I dati forniti ieri dall’Inps relativi ai primi tre mesi dell’anno in corso suonano come una campana a morto per le politiche dei governi Renzi e Gentiloni, e ciò che è più grave per il lavoro nel nostro paese. L’Istituto mette fine agli storytelling governativi sulle magnifiche sorti progressive del Jobs Act e dintorni. Ma certamente non possono stupire. Al contrario questi dati ci confermano delle semplici verità.

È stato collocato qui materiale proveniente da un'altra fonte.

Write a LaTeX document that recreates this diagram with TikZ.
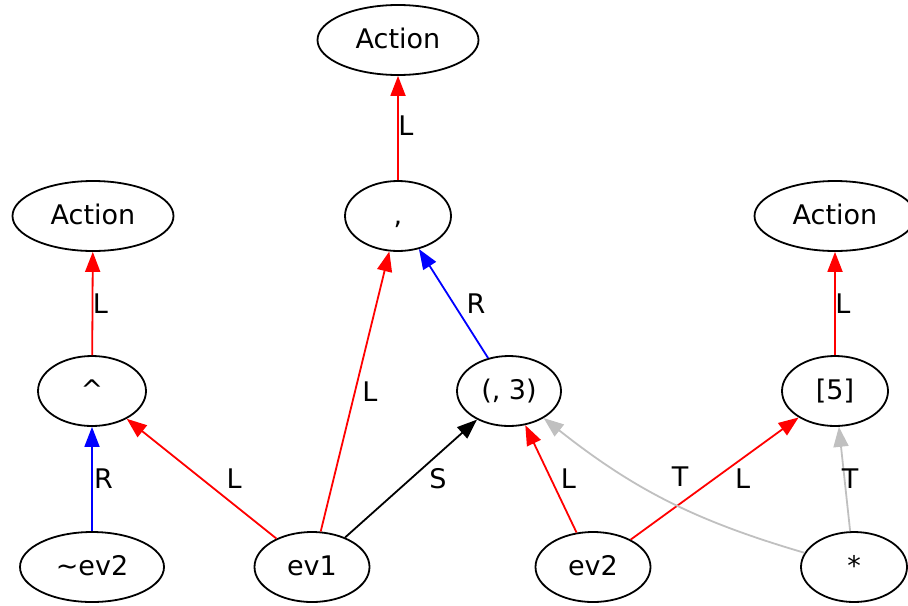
\documentclass[tikz,border=0pt]{standalone}
\usepackage{fontspec}
\setmainfont{DejaVu Sans}
\usetikzlibrary{shapes}
\usetikzlibrary{arrows.meta}
\definecolor{edgegray}{RGB}{192,192,192}
\tikzset{
  tok/.style={draw, ellipse, line width=0.9pt, inner sep=1pt, minimum width=53pt, minimum height=35pt, text height=10.5pt, text depth=2.5pt, font=\fontsize{13.5}{16}\selectfont},
  wide/.style={tok, minimum width=80.5pt},
  lbl/.style={inner sep=0pt, text=black, font=\fontsize{13.5}{16}\selectfont},
  link/.style={line width=0.9pt, -{Triangle[length=10pt,width=7.5pt]}}
}
\newcommand{\lnk}[5]{\draw[link, #1] (#2) -- node[lbl, #5] {#4} (#3);}

\begin{document}
\begin{tikzpicture}[x=0.5pt, y=-0.5pt]
    \useasboundingbox (0,0) rectangle (908,605);
    % rank1
    \node[wide] (act1) at (398,40) {Action};
    % rank2
    \node[wide] (act0) at (93,216) {Action};
    \node[tok] (comma) at (398,216) {,};
    \node[wide] (act2) at (835,216) {Action};
    % rank3
    \node[tok, minimum width=54pt] (caret) at (92,391) {\textasciicircum};
    \node[tok, minimum width=52pt] (pair) at (509,391) {(, 3)};
    \node[tok] (idx) at (835,391) {[5]};
    % rank4
    \node[tok, minimum width=72pt] (nev2) at (92,567) {\textasciitilde ev2};
    \node[tok, minimum width=57.5pt] (ev1) at (312,567) {ev1};
    \node[tok, minimum width=57.5pt] (ev2) at (593,567) {ev2};
    \node[tok] (star) at (854,567) {*};
    % edges
    \lnk{red}{comma}{act1}{L}{xshift=4pt, yshift=1pt}
    \lnk{red}{caret}{act0}{L}{xshift=4pt}
    \lnk{red}{idx}{act2}{L}{xshift=4pt}
    \lnk{blue}{pair}{comma}{R}{xshift=11.25pt}
    \lnk{blue}{nev2}{caret}{R}{xshift=5.75pt}
    \lnk{red}{ev1}{caret}{L}{xshift=16.25pt}
    \lnk{red}{ev1}{comma}{L}{xshift=7.5pt}
    \lnk{black}{ev1}{pair}{S}{xshift=13.5pt}
    \lnk{red}{ev2}{pair}{L}{xshift=8.75pt}
    \lnk{red}{ev2}{idx}{L}{xshift=14pt}
    \draw[link, edgegray] (star) to[bend left=11] node[lbl, xshift=6.75pt, yshift=11.75pt] {T} (pair);
    \lnk{edgegray}{star}{idx}{T}{xshift=2.75pt}
\end{tikzpicture}
\end{document}
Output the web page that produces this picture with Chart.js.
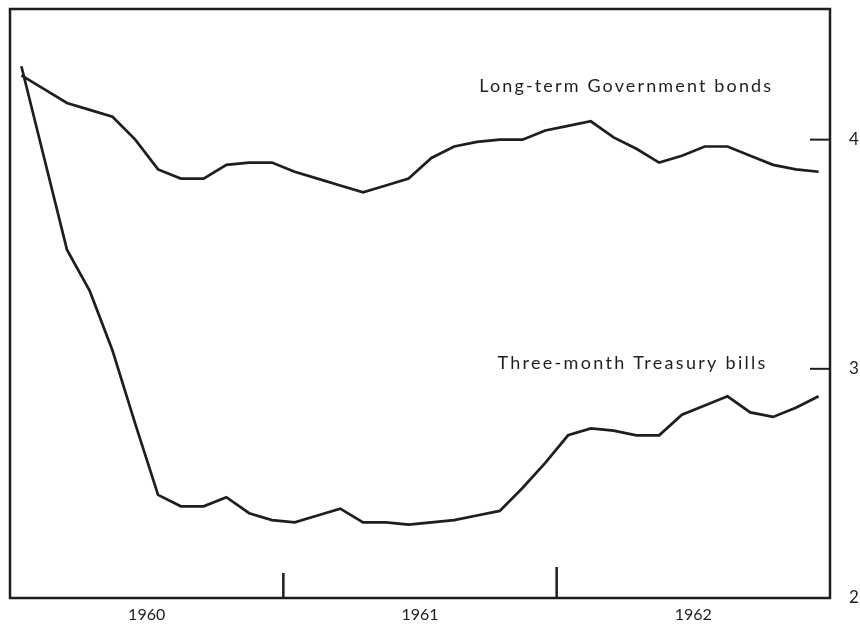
<!DOCTYPE html>
<html>
<head>
<meta charset="utf-8">
<script src="https://cdn.jsdelivr.net/npm/chart.js@4"></script>
<style>
  body { margin: 0; background: #fff; }
  canvas { display: block; }
</style>
</head>
<body>
<canvas id="chart" width="860" height="637"></canvas>
<script>
// monthly readings, Jan 1960 .. Dec 1962 (percent)
const years = ['1960', '1961', '1962'];
const bonds = [
  4.28, 4.22, 4.16, 4.13, 4.10, 4.00, 3.87, 3.83, 3.83, 3.89, 3.90, 3.90,
  3.86, 3.83, 3.80, 3.77, 3.80, 3.83, 3.92, 3.97, 3.99, 4.00, 4.00, 4.04,
  4.06, 4.08, 4.01, 3.96, 3.90, 3.93, 3.97, 3.97, 3.93, 3.89, 3.87, 3.86
];
const bills = [
  4.32, 3.92, 3.52, 3.34, 3.08, 2.76, 2.45, 2.40, 2.40, 2.44, 2.37, 2.34,
  2.33, 2.36, 2.39, 2.33, 2.33, 2.32, 2.33, 2.34, 2.36, 2.38, 2.48, 2.59,
  2.71, 2.74, 2.73, 2.71, 2.71, 2.80, 2.84, 2.88, 2.81, 2.79, 2.83, 2.88
];
const yTicks = [2, 3, 4];
const seriesNames = ['Long-term Government bonds', 'Three-month Treasury bills'];

const ink = '#1e1e1e';
const toPoints = arr => arr.map((v, i) => ({ x: i + 0.5, y: v }));

// frame, inward ticks and the two line labels
const framePlugin = {
  id: 'frame',
  afterDraw(chart) {
    const { ctx, chartArea: a, scales: { x, y } } = chart;
    ctx.save();
    ctx.strokeStyle = ink;
    ctx.lineWidth = 2.5;
    ctx.strokeRect(a.left, a.top, a.right - a.left, a.bottom - a.top);

    ctx.lineWidth = 2;
    yTicks.slice(1).forEach(v => {
      const py = y.getPixelForValue(v);
      ctx.beginPath();
      ctx.moveTo(a.right - 20, py);
      ctx.lineTo(a.right, py);
      ctx.stroke();
    });
    [12, 24].forEach((m, i) => {
      const px = x.getPixelForValue(m);
      ctx.lineWidth = 2.5;
      ctx.beginPath();
      ctx.moveTo(px, a.bottom);
      ctx.lineTo(px, a.bottom - (i ? 31 : 25));
      ctx.stroke();
    });

    ctx.fillStyle = ink;
    ctx.font = '18px Lato';
    ctx.textBaseline = 'alphabetic';
    const labels = [
      { text: seriesNames[0], mx: 20.6, v: 4.206, w: 292 },
      { text: seriesNames[1], mx: 21.4, v: 3.0, w: 268 }
    ];
    labels.forEach(l => {
      ctx.letterSpacing = '0px';
      const base = ctx.measureText(l.text).width;
      const sp = (l.w - base) / (l.text.length - 1);
      ctx.letterSpacing = sp.toFixed(2) + 'px';
      ctx.fillText(l.text, x.getPixelForValue(l.mx), y.getPixelForValue(l.v));
    });
    ctx.restore();
  }
};

new Chart(document.getElementById('chart'), {
  type: 'line',
  data: {
    datasets: [
      { label: seriesNames[0], data: toPoints(bonds) },
      { label: seriesNames[1], data: toPoints(bills) }
    ]
  },
  options: {
    responsive: false,
    animation: false,
    layout: { padding: { left: 10, top: 9, right: 0, bottom: 13 } },
    elements: {
      line: { borderColor: ink, borderWidth: 2.7, tension: 0 },
      point: { radius: 0 }
    },
    plugins: { legend: { display: false }, tooltip: { enabled: false } },
    scales: {
      x: {
        type: 'linear',
        min: 0,
        max: 36,
        grid: { display: false, drawTicks: false },
        border: { display: false },
        afterBuildTicks: s => { s.ticks = years.map((yr, i) => ({ value: 6 + 12 * i })); },
        afterFit: s => { s.height = 26; s.paddingLeft = 0; s.paddingRight = 0; },
        ticks: {
          autoSkip: false,
          maxRotation: 0,
          padding: 7,
          color: ink,
          font: { family: 'Lato', size: 16 },
          callback: (v, i) => years[i]
        }
      },
      y: {
        position: 'right',
        min: 2,
        max: 4.57,
        grid: { display: false, drawTicks: false },
        border: { display: false },
        afterBuildTicks: s => { s.ticks = yTicks.map(v => ({ value: v })); },
        afterFit: s => { s.width = 30; s.paddingTop = 0; s.paddingBottom = 0; },
        ticks: {
          padding: 19,
          color: ink,
          font: { family: 'Lato', size: 17 },
          callback: v => String(v)
        }
      }
    }
  },
  plugins: [framePlugin]
});
</script>
</body>
</html>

Si possono anche gonfiare i dati sull’occupazione con una pioggia di incentivi del tutto sproporzionati agli esiti effettivi. Ma questi non possono durare all’infinito. E appena finiscono la cruda realtà riemerge. Quella di un calo dei rapporti di lavoro a tempo indeterminato del 7,4% sul primo trimestre del 2016. Se si guarda al saldo per i contratti a tempo indeterminato, comprendendo pure le trasformazioni, si ha un quadro solo apparentemente positivo di più 17.537 unità, in calo comunque rispetto a quello di 41.731 dei primi tre mesi del 2016 e di 214.765 del corrispondente trimestre del 2015, quando gli sgravi contributivi erano totali. Ma se si analizza l’andamento interno a questi mesi, il quadro diviene ancora più chiaro.

Il saldo positivo è dovuto esclusivamente alla variazione di gennaio (più 26.575) che era trainata dalle assunzioni di dicembre con gli sgravi previsti per il 2016. Mentre a febbraio e marzo di quest’anno il saldo è negativo. Le trasformazioni da tempo determinato a tempo indeterminato (comprese quelle per gli apprendisti) si contraggono per un meno 6,8% rispetto al 2016.

Finiti gli sgravi i padroni sono tornati a usare i loro vecchi strumenti, ulteriormente oliati dal famigerato decreto Poletti che aveva eliminato ogni causale, rendendo di fatto il contratto a termine la forma normale e preferibile – dagli imprenditori – del rapporto di lavoro. Infatti le uniche a crescere sono state le assunzioni con contratto a termine e con l’apprendistato, mentre anche il lavoro interinale registra un significativo aumento ( più 14,4%).

Naturalmente le assunzioni a termine sono concentrate nei settori qualitativamente meno significativi, quali il commercio, il turismo, la ristorazione e le costruzioni. In un paese dove si inneggia al numero chiuso nelle università di filosofia non ci si poteva attendere altro. Né può ingannare il calo consistente degli interventi di cassa integrazione. Era così da diverso tempo e qualcuno parlava di ripresina. Mentre si trattava più semplicemente del fatto che si erano toccati i vertici nell’utilizzo di quell’istituto. Anzi ora c’è una novità rispetto al passato. Sono aumentati i licenziamenti di quasi tre punti e le domande presentate per la disoccupazione risultano maggiorate del 12% rispetto ai primi tre mesi del 2016. Chi entra in crisi vede meno possibilità di riprendersi.

Il lavoro non si crea togliendo l’articolo 18 e pagando lauti premi a chi assume. Le regole più virtuose sul mercato del lavoro – e quelle di Renzi e fotocopia sono l’opposto – possono anche facilitare l’incontro tra domanda e offerta del lavoro, ma non lo possono creare. Se non si mette in campo una robusta politica di investimenti pubblici, in picchiata da diversi lustri, in settori innovativi, che abbiano un contenuto occupazionale quantitativamente e qualitativamente significativo, il nostro paese e le giovani generazioni attuali e future sono condannate alla marginalità e alla miseria.